Reproduce the listing below in full and without alteration, apart from its pictures.

[BEGIN]

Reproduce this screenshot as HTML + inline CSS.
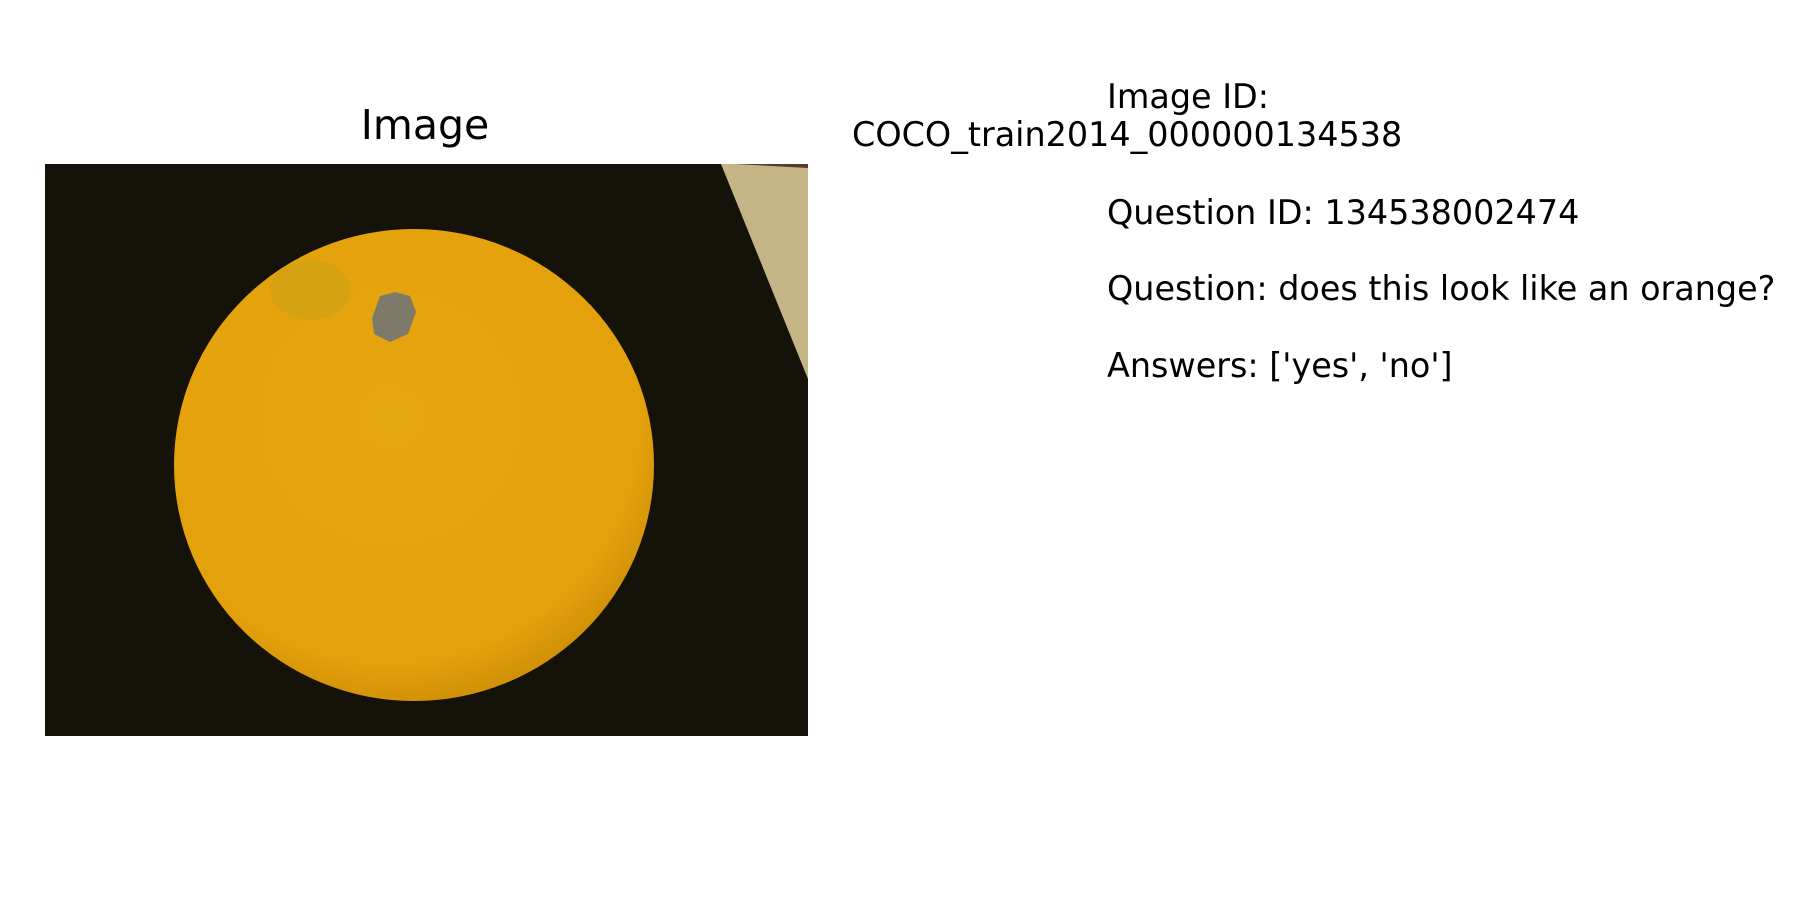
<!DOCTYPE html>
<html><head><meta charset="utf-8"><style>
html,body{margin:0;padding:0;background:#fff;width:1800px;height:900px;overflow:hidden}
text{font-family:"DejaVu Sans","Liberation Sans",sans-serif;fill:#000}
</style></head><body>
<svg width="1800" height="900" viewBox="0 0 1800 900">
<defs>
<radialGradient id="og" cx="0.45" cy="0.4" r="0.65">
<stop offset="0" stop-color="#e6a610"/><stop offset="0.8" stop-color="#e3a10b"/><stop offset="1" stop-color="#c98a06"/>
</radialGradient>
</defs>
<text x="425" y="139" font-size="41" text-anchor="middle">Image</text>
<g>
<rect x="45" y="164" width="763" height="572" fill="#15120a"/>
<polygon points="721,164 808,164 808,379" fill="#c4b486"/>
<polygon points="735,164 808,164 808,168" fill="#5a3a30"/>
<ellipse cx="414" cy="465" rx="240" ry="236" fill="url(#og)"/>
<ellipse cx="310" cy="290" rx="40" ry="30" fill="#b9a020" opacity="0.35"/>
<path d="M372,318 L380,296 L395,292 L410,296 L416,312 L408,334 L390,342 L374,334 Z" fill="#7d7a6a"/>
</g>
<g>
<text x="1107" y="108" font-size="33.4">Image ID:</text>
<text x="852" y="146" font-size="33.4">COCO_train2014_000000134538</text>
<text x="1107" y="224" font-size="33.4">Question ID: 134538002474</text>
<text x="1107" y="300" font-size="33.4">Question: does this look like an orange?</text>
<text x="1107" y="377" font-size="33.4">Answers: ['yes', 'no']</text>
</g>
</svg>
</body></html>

[END]

**Written solution**
Reproduce this screenshot as HTML + inline CSS.
<!DOCTYPE html>
<html><head><meta charset="utf-8"><style>
html,body{margin:0;padding:0;background:#fff;width:1800px;height:900px;overflow:hidden}
text{font-family:"DejaVu Sans","Liberation Sans",sans-serif;fill:#000}
</style></head><body>
<svg width="1800" height="900" viewBox="0 0 1800 900">
<defs>
<radialGradient id="og" cx="0.45" cy="0.4" r="0.65">
<stop offset="0" stop-color="#e6a610"/><stop offset="0.8" stop-color="#e3a10b"/><stop offset="1" stop-color="#c98a06"/>
</radialGradient>
</defs>
<text x="425" y="139" font-size="41" text-anchor="middle">Image</text>
<g>
<rect x="45" y="164" width="763" height="572" fill="#15120a"/>
<polygon points="721,164 808,164 808,379" fill="#c4b486"/>
<polygon points="735,164 808,164 808,168" fill="#5a3a30"/>
<ellipse cx="414" cy="465" rx="240" ry="236" fill="url(#og)"/>
<ellipse cx="310" cy="290" rx="40" ry="30" fill="#b9a020" opacity="0.35"/>
<path d="M372,318 L380,296 L395,292 L410,296 L416,312 L408,334 L390,342 L374,334 Z" fill="#7d7a6a"/>
</g>
<g>
<text x="1107" y="108" font-size="33.4">Image ID:</text>
<text x="852" y="146" font-size="33.4">COCO_train2014_000000134538</text>
<text x="1107" y="224" font-size="33.4">Question ID: 134538002474</text>
<text x="1107" y="300" font-size="33.4">Question: does this look like an orange?</text>
<text x="1107" y="377" font-size="33.4">Answers: ['yes', 'no']</text>
</g>
</svg>
</body></html>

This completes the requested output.